- Leader: Muhamad Kanan
- Founded: 19 February 2001
- Split from: United Arab List
- Ideology: Israeli Arab interest
- National affiliation: Arab List
- Most MKs: 2 (2001)
- Fewest MKs: 0
- Current MKs: 0 / 120

Election symbol
- קפ‎

= Arab National Party =

The Arab National Party (המפלגה הלאומית הערבית, HaMiflaga HaLeumit HaAravit; الحزب القومي العربي, al-Hizb al-Qawmi al-Arabi) is a minor Israeli Arab political party in Israel led by Muhamad Kanan.

==Background==
The party was founded during the 15th Knesset when three Members of Knesset left the United Arab List; one founded National Unity – National Progressive Alliance, whilst the other two, Kanan and Tawfik Khatib created the Arab National Party.

The party did not participate in the 2003 elections, and in the run-up to the 2006 elections it looked like Kanan would join Hadash.
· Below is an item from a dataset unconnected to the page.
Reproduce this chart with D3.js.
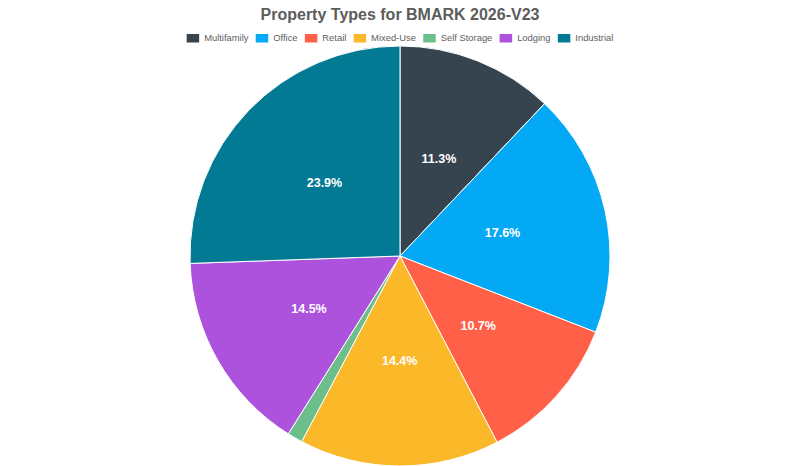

However, the party then entered the election race, before withdrawing and announcing its support for Balad, though by then it was too late to take the party's name off the ballot. On election day the party picked up only 738 votes (0.02%), the second lowest in total and far below the electoral threshold of 2%.

The party contested the 2015 elections as part of the Arab List, an alliance with the Arab Democratic Party headed by Kanan. The alliance received just 4,301 votes (0.11%), failing to win a seat.